Could Ticketmaster be any greedier? Yes. That’s why we need antitrust laws.


Robert Smith of The Cure performs live at the OVO Arena Wembley in London on Dec. 11, 2022. (Zoran Veselinovic/Avalon/Zuma Press/TNS)

By Diego Vargas, Managing Editor

Last week, Robert Smith, frontman and founder  of English rock band The Cure, spoke out against Ticketmaster on his personal Twitter account, criticizing the high fees added to tickets.

“I am as sickened as you all are by today’s ticketmaster ‘fees’ debacle. To be very clear: the artist has no way to limit them. I have been asking how they are justified. If I get anything coherent by way of an answer I will let you all know. X,” Smith wrote on March 15.

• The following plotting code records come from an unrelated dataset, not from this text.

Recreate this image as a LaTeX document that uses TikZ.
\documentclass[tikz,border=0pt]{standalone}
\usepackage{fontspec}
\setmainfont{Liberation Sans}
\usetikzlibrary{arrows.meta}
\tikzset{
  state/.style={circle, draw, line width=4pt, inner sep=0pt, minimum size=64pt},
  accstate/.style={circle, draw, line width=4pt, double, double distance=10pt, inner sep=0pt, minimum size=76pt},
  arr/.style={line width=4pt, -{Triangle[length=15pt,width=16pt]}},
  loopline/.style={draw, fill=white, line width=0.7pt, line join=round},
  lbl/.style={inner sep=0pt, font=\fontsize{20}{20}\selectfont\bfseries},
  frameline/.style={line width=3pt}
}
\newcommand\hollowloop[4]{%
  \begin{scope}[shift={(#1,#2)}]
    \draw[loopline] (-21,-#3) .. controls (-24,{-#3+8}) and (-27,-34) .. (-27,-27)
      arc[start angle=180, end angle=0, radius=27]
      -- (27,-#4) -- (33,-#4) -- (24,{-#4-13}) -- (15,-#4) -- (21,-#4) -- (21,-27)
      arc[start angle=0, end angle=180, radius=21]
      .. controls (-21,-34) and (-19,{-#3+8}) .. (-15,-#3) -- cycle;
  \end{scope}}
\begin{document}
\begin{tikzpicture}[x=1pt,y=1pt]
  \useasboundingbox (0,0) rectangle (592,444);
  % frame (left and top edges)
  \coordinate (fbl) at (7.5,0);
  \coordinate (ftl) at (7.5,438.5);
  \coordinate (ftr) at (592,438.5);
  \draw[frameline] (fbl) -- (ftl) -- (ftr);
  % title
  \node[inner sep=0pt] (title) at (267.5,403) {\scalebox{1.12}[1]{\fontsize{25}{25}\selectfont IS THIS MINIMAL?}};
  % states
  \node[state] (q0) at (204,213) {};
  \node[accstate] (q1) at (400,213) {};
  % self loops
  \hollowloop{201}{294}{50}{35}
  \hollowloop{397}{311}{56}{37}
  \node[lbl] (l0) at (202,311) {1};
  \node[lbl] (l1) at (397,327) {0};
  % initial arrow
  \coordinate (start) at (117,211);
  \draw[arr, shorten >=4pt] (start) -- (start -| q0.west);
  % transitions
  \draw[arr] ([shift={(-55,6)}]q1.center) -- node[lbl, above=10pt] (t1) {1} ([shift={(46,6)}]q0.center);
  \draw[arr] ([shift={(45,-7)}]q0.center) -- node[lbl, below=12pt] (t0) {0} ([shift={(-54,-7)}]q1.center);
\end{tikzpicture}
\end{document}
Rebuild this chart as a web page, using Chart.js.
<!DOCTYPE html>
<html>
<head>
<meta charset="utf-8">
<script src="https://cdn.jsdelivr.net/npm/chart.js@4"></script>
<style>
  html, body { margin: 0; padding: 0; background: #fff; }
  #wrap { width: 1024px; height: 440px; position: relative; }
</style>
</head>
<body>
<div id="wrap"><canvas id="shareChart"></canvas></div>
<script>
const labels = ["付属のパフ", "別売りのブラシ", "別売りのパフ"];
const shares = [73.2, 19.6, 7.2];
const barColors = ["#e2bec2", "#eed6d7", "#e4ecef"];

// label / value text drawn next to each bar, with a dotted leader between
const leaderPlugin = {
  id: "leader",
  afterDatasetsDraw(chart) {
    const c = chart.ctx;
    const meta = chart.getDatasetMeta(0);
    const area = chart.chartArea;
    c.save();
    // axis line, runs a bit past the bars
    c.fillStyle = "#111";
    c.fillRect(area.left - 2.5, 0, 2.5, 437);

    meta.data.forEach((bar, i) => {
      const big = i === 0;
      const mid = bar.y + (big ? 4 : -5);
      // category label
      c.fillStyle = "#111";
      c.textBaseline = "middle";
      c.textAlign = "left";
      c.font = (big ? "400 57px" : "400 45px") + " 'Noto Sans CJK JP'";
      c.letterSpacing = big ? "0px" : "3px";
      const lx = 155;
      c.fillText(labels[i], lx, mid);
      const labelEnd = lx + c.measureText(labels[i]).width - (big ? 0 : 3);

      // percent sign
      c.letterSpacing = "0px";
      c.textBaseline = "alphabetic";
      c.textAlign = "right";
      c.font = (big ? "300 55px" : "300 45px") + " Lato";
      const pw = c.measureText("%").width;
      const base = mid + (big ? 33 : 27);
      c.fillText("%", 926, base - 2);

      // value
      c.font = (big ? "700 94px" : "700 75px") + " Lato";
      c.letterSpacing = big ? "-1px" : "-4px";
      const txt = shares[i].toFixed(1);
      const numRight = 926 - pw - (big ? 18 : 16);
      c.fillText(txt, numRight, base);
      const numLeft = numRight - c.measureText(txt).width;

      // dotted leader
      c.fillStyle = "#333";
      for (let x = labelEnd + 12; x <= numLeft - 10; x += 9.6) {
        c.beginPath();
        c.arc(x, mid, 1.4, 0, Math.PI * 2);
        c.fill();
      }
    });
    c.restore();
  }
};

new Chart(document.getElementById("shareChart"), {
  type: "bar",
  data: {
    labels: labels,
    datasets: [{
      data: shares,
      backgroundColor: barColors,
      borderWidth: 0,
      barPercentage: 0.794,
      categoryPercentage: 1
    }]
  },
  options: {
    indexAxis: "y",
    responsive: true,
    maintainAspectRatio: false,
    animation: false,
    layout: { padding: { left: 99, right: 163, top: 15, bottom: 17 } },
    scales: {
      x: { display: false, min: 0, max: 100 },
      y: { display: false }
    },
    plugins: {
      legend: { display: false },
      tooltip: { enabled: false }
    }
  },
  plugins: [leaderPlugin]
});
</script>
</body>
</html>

The day after, Smith announced that fans who purchased tickets would get refunds of $5 to $10, but only if fans were registered to Ticketmaster’s “verified fan” system that allows people to gain early access to ticket sales. He also said that fans who bought general tickets on Friday would “incur lower fees.”

“Ticketmaster have agreed with us that many of the fees being charged are unduly high,” he said in a separate post on Twitter.

Ticketmaster has faced harsh backlash from ticket buyers and even Congress for its high fees and monopolistic business practices.

As the dominant market force in the U.S., Ticketmaster controls over 70% of the market for live events and tickets, as reported by Yale economist Florian Ederer. Because of this, Ticketmaster can add ludicrous fees to ticket prices without the fear of facing competition. 

Last year, Ticketmaster’s handling of Taylor Swift tickets also drew the ire of fans, leading to the Justice Department to open an antitrust investigation against Live Nation, the owner of Ticketmaster.

If these recent blunders from Ticketmaster will lead to more antitrust laws, then I’m all for it. 

In The Cure’s case, they purposefully kept ticket prices low in order to make their concerts more accessible, but Ticketmaster’s fee system i led to egregious prices. One fan posted on Twitter a picture of the fees added to their tickets, showing that though the four tickets they purchased were $20 each for a total of $80, a service fee and a facility charge was added to each ticket, plus a one-time order processing fee, for a total of $172.10.

During Taylor Swift’s “Eras” Tour, Ticketmaster’s system crashed and failed to meet the demands of fans. In both cases, Ticketmaster’s stranglehold over the ticket market is ultimately what kept it safe from worrying about the competition coming in to clean up their mess. Simply put, the competition can’t keep up with Ticketmaster.

Antitrust laws would not only allow competitors to get a more reasonable share of the market, but more importantly, it could lead to lower ticket prices. 

As I mentioned before, the reason Ticketmaster is able to brazenly get away with its fees is because of its market share control.

The introduction of antitrust laws could also lead to the end of other harmful business practices from corporations, such as lotteries and drawings. Ticketmaster and other companies like Nike have lotteries that customers can enter to have a chance to buy their products. The problem is these companies create artificial scarcity by holding off on products, either by purposefully manufacturing low amounts of products or by releasing them in slow increments. This, in turn, drives the prices up, as there is an illusion of low supply for high demand.

Regardless of what business tactics Ticketmaster uses, they are in a position to benefit from ticket sales and comfortably safe from the competition with their monopoly. If we want to see lower prices for event tickets, the DOJ’s antitrust investigation on Ticketmaster could potentially be the stepping stone for cheaper prices.